Exercise requirements:
Can you output, word for word, the lines between the one holding "Convert this diagram to TikZ code." and the one holding "(0,0) rectangle (614,749);", inclusive, leaving out any pictures?
= = =
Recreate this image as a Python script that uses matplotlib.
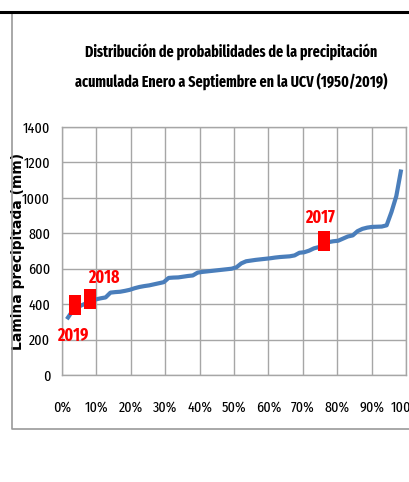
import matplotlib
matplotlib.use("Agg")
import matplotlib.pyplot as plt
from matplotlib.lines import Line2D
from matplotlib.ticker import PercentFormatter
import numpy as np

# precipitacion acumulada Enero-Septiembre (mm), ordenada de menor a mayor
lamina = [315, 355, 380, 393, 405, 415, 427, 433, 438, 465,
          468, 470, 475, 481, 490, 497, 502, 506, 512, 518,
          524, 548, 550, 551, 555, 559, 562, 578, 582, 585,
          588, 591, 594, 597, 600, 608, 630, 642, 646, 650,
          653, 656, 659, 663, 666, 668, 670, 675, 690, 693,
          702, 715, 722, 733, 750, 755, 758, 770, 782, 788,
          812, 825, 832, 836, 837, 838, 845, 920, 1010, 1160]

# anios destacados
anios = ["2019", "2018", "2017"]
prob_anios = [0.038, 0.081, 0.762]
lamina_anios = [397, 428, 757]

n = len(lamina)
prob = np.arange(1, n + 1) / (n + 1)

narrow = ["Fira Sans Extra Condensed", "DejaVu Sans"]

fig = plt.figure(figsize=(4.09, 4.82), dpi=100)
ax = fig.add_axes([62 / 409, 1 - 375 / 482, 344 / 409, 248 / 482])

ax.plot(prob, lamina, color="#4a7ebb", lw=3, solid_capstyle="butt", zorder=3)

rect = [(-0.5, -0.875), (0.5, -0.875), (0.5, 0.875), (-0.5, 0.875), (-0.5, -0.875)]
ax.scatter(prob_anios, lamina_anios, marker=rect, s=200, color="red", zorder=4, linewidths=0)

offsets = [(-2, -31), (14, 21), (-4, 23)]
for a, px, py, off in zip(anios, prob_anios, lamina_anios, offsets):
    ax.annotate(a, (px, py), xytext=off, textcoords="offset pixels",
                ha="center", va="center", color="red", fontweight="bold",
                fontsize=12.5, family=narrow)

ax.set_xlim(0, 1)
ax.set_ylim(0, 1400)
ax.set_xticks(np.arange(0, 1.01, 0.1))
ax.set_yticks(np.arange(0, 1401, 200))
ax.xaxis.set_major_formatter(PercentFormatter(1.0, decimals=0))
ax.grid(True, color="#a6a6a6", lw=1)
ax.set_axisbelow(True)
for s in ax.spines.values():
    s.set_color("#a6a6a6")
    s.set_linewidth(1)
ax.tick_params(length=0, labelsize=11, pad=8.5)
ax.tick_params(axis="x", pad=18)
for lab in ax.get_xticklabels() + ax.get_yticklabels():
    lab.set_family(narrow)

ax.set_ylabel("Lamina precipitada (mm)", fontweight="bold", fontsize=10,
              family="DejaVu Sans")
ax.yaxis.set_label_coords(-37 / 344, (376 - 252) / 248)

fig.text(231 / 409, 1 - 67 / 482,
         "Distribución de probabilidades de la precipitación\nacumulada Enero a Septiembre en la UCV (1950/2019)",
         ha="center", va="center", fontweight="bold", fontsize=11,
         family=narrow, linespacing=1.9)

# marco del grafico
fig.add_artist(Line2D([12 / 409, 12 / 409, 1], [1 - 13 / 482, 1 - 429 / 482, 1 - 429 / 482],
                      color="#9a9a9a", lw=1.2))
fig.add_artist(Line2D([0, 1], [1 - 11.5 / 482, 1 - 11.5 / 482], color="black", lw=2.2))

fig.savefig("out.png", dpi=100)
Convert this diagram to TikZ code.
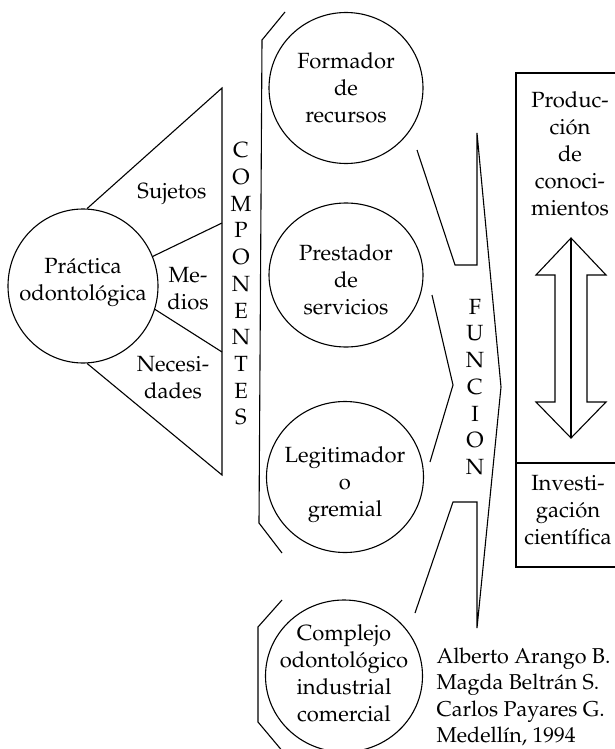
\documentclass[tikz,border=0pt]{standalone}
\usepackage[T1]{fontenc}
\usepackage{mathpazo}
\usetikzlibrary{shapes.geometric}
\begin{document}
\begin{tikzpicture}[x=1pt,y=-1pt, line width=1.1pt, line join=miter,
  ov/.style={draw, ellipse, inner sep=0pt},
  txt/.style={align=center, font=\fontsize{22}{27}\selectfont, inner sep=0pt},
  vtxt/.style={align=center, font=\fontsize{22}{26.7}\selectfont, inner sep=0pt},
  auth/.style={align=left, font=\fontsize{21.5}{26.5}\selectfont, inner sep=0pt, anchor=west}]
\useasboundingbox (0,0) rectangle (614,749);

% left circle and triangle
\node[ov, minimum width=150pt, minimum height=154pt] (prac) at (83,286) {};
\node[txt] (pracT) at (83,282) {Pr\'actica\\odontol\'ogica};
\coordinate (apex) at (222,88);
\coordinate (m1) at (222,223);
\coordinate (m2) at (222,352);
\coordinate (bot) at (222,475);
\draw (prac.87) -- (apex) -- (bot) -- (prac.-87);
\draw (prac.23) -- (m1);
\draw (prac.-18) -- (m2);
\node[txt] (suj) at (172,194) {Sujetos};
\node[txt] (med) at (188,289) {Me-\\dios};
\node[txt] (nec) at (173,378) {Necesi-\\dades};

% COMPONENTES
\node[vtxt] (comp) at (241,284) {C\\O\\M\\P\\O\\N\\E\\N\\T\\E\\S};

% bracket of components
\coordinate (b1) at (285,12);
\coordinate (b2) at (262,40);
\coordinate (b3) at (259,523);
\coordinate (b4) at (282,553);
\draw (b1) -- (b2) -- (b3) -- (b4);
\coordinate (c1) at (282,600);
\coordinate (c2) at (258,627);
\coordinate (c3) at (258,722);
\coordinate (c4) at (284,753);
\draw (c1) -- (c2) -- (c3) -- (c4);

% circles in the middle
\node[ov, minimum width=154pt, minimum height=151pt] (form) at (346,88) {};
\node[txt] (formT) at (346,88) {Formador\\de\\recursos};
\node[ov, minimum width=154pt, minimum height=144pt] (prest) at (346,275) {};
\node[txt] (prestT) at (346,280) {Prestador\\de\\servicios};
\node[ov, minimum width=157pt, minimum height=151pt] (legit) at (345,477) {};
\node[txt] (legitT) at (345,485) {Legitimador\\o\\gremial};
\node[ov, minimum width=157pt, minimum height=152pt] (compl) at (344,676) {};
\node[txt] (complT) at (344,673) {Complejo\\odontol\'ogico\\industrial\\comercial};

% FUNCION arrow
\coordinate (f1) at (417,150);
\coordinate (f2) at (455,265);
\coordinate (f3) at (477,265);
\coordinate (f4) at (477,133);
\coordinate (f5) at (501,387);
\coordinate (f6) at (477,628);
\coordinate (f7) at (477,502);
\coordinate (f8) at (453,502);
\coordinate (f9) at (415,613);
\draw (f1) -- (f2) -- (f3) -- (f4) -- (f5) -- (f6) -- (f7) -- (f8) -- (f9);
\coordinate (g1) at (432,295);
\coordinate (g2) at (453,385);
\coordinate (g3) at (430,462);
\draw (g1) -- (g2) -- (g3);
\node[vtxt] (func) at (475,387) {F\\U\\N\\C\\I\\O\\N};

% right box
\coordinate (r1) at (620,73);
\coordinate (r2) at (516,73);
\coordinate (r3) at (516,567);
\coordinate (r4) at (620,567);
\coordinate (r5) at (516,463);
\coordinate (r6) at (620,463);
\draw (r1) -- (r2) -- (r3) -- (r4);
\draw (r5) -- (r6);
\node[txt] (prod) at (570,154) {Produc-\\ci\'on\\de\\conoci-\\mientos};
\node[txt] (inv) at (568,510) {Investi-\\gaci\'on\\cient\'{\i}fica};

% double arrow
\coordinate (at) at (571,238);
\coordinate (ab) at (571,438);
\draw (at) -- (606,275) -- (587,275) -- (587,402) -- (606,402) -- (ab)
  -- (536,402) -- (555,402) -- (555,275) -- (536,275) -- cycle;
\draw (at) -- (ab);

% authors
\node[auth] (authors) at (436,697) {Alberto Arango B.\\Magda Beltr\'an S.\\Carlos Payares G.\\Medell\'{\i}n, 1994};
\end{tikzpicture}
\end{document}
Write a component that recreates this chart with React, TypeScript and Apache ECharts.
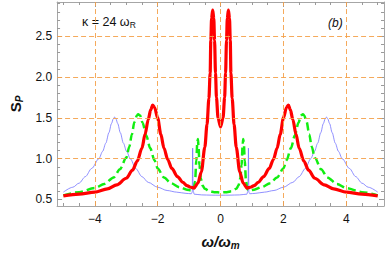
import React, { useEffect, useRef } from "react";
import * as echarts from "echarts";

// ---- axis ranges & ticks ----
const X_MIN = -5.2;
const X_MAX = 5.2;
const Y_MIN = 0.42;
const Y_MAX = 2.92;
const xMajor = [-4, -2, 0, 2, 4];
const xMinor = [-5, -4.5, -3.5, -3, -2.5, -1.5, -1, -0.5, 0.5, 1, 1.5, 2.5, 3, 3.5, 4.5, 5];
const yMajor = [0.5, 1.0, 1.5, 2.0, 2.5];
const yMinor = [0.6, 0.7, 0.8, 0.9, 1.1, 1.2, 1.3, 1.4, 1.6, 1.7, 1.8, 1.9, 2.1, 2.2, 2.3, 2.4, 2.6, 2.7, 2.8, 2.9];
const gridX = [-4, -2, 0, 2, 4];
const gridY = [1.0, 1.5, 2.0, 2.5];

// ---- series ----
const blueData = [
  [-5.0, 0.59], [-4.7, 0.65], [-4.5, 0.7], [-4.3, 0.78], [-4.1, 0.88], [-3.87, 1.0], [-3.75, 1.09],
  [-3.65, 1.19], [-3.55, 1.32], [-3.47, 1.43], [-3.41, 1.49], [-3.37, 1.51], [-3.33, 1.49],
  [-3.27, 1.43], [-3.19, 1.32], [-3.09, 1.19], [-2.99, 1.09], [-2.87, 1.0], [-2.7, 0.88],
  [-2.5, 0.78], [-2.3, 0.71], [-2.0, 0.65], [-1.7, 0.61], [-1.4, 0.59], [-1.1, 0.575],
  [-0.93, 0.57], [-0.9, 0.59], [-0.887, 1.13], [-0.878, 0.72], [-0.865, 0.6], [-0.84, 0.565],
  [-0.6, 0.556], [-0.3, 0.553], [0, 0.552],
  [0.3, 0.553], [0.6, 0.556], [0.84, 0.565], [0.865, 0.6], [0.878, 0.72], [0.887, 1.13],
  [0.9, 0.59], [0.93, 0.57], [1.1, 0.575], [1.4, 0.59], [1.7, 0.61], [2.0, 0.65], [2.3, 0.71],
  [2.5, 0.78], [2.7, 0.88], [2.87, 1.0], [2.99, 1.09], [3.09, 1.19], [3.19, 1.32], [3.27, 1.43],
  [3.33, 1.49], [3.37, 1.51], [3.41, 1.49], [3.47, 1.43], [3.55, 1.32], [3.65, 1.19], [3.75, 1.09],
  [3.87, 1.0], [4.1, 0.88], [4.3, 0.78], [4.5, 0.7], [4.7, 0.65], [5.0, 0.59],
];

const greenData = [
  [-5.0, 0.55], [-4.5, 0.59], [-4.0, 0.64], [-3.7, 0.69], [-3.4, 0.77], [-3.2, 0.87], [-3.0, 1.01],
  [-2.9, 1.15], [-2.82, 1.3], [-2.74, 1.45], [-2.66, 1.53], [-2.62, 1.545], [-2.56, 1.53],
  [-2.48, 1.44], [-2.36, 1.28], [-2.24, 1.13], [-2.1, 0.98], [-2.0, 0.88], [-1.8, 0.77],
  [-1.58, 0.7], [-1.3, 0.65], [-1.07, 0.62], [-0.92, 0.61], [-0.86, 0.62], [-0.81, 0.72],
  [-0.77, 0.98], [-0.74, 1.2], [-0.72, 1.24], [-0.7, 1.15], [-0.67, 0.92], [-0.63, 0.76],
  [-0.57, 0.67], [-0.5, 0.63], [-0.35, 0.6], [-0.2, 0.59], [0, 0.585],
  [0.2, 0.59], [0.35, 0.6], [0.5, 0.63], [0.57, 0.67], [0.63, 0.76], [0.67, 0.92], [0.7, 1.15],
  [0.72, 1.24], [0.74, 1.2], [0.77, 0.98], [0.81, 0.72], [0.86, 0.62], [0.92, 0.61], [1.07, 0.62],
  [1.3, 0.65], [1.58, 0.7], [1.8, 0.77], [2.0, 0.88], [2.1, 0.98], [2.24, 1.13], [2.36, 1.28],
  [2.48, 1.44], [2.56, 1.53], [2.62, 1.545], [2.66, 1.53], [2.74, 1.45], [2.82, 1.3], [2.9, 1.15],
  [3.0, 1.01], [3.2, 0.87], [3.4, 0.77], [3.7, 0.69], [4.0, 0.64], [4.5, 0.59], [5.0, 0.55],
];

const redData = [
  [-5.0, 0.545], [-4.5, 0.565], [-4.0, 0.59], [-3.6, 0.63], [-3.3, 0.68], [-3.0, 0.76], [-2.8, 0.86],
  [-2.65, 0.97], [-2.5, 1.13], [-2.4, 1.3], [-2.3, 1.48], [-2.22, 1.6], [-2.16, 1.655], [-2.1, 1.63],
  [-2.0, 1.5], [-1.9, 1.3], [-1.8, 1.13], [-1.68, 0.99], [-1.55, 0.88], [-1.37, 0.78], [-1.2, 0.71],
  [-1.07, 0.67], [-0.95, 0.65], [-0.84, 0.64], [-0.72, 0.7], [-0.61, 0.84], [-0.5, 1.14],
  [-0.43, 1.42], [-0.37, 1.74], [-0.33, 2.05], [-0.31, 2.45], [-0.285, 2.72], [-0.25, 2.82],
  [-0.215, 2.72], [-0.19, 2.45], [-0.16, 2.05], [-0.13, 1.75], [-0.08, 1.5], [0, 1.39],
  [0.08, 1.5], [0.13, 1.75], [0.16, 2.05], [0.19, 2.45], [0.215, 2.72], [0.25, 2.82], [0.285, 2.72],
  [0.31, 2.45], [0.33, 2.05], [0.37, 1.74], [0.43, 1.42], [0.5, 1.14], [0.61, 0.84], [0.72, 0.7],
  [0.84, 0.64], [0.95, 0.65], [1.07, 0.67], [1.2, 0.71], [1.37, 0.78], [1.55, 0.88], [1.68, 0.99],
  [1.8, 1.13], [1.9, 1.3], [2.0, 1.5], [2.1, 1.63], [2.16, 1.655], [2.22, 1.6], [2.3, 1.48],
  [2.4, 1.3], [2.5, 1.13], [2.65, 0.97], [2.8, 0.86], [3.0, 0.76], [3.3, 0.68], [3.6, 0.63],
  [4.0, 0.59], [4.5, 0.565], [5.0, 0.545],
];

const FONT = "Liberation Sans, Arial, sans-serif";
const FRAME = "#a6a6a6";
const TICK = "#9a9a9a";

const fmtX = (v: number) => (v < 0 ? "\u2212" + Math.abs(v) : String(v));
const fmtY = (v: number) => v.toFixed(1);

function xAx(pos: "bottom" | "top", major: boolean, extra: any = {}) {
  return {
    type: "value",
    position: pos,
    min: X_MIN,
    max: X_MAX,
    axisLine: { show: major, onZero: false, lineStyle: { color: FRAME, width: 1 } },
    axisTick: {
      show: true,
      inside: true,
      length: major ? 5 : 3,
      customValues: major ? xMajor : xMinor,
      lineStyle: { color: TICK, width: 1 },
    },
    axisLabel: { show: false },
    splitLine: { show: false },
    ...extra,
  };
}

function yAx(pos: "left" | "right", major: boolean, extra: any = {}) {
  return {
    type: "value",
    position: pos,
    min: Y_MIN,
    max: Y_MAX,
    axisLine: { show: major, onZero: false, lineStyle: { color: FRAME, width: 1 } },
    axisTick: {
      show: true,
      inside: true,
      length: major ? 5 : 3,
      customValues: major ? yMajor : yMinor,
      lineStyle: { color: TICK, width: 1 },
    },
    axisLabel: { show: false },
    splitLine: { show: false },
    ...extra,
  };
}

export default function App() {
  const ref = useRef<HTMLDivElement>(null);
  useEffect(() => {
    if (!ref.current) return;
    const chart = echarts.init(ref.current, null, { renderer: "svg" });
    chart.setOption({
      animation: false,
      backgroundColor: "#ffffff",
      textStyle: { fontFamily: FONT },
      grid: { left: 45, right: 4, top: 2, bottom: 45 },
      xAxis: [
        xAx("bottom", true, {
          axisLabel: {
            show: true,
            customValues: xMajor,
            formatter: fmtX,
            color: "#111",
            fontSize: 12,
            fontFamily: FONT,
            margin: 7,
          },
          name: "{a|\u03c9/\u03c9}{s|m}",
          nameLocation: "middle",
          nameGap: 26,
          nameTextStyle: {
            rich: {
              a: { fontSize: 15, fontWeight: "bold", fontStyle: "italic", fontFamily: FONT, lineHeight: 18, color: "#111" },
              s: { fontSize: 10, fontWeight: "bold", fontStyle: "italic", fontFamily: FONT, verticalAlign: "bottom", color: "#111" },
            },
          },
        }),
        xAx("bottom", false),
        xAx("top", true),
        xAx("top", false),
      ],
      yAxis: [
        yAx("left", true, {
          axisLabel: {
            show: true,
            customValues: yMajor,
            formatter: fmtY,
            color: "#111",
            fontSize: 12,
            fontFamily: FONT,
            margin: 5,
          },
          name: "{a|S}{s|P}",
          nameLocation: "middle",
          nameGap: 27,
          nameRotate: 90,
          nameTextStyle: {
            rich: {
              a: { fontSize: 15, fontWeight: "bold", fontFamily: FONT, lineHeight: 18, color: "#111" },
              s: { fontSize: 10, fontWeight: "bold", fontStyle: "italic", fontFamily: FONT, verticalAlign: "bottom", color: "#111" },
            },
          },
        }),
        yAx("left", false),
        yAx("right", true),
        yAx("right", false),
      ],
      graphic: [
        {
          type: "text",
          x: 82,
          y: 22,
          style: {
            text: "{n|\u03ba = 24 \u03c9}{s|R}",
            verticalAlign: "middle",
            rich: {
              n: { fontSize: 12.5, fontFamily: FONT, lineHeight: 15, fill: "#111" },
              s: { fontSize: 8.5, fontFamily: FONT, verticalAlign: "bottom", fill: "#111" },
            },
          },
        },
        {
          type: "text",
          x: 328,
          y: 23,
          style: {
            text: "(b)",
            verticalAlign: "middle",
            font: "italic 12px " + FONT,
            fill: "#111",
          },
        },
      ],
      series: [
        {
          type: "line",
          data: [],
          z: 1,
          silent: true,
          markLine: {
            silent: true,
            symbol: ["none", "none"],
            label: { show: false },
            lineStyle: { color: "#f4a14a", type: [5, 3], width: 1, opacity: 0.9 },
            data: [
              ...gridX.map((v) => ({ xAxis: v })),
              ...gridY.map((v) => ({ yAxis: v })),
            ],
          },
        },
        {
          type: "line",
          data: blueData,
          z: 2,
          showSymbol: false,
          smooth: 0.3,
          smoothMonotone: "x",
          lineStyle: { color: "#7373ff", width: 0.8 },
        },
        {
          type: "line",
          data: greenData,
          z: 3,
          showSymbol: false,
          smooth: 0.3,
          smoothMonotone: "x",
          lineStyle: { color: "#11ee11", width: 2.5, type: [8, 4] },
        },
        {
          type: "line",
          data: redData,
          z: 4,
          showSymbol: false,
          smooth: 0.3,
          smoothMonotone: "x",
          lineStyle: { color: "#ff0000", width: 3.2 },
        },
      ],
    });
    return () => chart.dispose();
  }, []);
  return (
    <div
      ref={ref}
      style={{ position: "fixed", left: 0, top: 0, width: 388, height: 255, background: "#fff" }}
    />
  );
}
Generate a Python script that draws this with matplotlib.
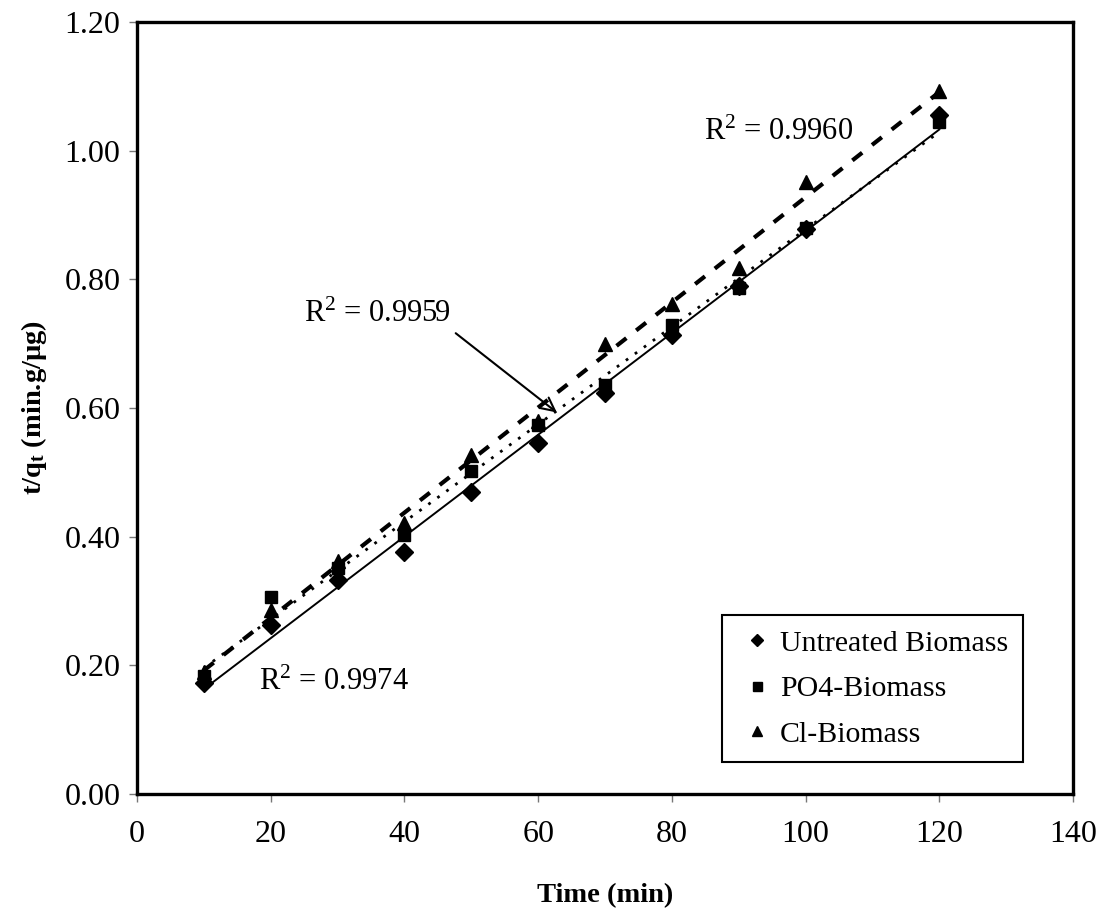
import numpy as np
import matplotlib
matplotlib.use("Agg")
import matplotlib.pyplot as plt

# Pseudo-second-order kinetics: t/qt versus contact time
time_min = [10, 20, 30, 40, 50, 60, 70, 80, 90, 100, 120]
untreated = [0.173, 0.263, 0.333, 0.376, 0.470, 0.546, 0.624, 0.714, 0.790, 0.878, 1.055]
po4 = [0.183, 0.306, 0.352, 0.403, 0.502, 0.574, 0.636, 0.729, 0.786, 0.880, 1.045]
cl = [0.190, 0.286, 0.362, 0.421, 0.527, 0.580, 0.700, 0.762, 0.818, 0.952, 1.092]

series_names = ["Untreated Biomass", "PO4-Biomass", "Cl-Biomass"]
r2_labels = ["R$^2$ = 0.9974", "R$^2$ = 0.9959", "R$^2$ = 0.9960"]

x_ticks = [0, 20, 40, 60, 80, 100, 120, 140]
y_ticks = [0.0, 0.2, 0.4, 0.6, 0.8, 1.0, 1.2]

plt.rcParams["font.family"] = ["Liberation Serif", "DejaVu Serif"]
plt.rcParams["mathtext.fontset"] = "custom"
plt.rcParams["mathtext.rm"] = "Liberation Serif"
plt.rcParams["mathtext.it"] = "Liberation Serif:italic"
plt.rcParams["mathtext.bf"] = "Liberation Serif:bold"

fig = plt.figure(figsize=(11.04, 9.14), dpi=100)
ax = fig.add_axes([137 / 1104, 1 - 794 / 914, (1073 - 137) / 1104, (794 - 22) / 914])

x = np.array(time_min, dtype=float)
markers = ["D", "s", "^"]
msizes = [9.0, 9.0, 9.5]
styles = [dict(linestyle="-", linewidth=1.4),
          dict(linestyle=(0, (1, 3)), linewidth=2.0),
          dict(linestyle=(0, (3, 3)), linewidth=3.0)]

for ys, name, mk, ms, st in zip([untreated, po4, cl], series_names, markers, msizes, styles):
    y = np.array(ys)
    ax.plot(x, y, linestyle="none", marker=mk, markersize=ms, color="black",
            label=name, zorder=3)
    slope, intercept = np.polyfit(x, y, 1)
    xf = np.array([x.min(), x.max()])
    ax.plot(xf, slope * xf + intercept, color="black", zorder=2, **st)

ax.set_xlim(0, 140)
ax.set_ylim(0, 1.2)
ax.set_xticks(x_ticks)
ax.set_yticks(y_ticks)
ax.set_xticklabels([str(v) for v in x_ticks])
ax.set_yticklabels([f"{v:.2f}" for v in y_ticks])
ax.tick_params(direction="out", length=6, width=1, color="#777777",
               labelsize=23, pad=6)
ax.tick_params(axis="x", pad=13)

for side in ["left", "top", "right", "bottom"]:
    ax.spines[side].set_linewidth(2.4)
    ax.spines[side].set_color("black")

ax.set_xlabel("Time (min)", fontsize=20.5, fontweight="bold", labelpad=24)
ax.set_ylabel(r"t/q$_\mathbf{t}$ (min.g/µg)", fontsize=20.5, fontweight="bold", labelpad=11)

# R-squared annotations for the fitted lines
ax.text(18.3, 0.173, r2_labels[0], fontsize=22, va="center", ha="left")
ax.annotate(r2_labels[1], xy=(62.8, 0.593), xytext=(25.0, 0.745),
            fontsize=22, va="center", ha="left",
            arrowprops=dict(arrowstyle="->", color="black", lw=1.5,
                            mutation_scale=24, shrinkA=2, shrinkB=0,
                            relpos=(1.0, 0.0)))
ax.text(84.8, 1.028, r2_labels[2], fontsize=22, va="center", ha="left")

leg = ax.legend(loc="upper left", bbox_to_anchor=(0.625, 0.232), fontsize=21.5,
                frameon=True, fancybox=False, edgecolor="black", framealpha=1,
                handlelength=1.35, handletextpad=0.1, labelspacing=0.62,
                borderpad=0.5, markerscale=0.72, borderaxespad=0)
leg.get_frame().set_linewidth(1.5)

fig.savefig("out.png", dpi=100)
= = =
Result for this exercise:
Convert this diagram to TikZ code.
\documentclass[tikz,border=0pt]{standalone}
\usepackage[T1]{fontenc}
\usepackage{mathpazo}
\usetikzlibrary{shapes.geometric}
\begin{document}
\begin{tikzpicture}[x=1pt,y=-1pt, line width=1.1pt, line join=miter,
  ov/.style={draw, ellipse, inner sep=0pt},
  txt/.style={align=center, font=\fontsize{22}{27}\selectfont, inner sep=0pt},
  vtxt/.style={align=center, font=\fontsize{22}{26.7}\selectfont, inner sep=0pt},
  auth/.style={align=left, font=\fontsize{21.5}{26.5}\selectfont, inner sep=0pt, anchor=west}]
\useasboundingbox (0,0) rectangle (614,749);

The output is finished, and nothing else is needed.